Whatever the cause, McBride said, it could be detrimental to the rice paddies in the area. 

“There is potential for crop damage from chromate accumulated in soil, as well as possible risk to human health if chromate levels in soils are too high,” he said. 

Baylon, the Nickel Asia spokesman, pushed back at the idea that the mine was contaminating the water. He said Rio Tuba’s initial sampling in December 1996 showed “escalated values of hexavalent chromium in nickel mining water before the peak of the mining operation.” 

He said Rio Tuba conducted a 2018-2019 study with the National Institute of Geological Sciences at the University of the Philippines, Diliman, that showed hexavalent chromium in surface waters exiting the mine were at low levels while the metal in groundwater was generally undetected.

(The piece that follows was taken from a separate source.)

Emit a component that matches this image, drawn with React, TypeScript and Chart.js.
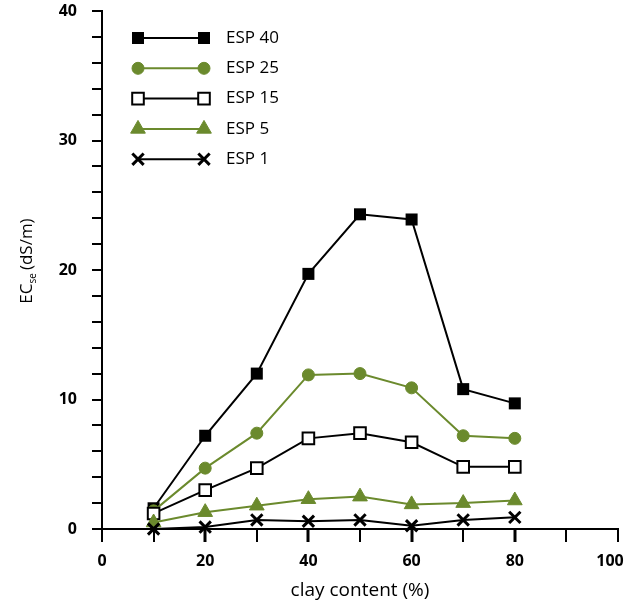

“The mine drainage system is designed to direct the mine surface runoff straight to the Rio Tuba River and not for drinking, irrigation or agricultural purposes,” Baylon said. “Therefore, it is very unlikely that mine waters, or Cr6+ (hexavalent chromium) will enter the local water supplies.”

He acknowledged that mining operations invariably impact the environment, but he noted that throughout history technological advances have come at a cost. 

“I think human development has been a series of trade-offs over the years,” he added. “Part of what we’re suffering through today is paying off the coal factories, which made the industrial revolution possible.”

Baylon emphasized that his company takes a series of steps to mitigate the mine’s impact on the land, including a sophisticated process of planting trees over the mined area. He noted that Rio Tuba has received multiple honors, including the best practice in minerals mining award in the first Association of Southeast Asian Nations’ Mineral Awards in 2017.

“We cannot castigate a whole industry because there are some irresponsible operators,” he says. “Life has been a series of trade-offs, and we’re still trading off. But I think the trading off now is getting much better than it was.”

Representatives from Tesla and Toyota did not respond to requests for comment. A Panasonic spokesperson declined to comment.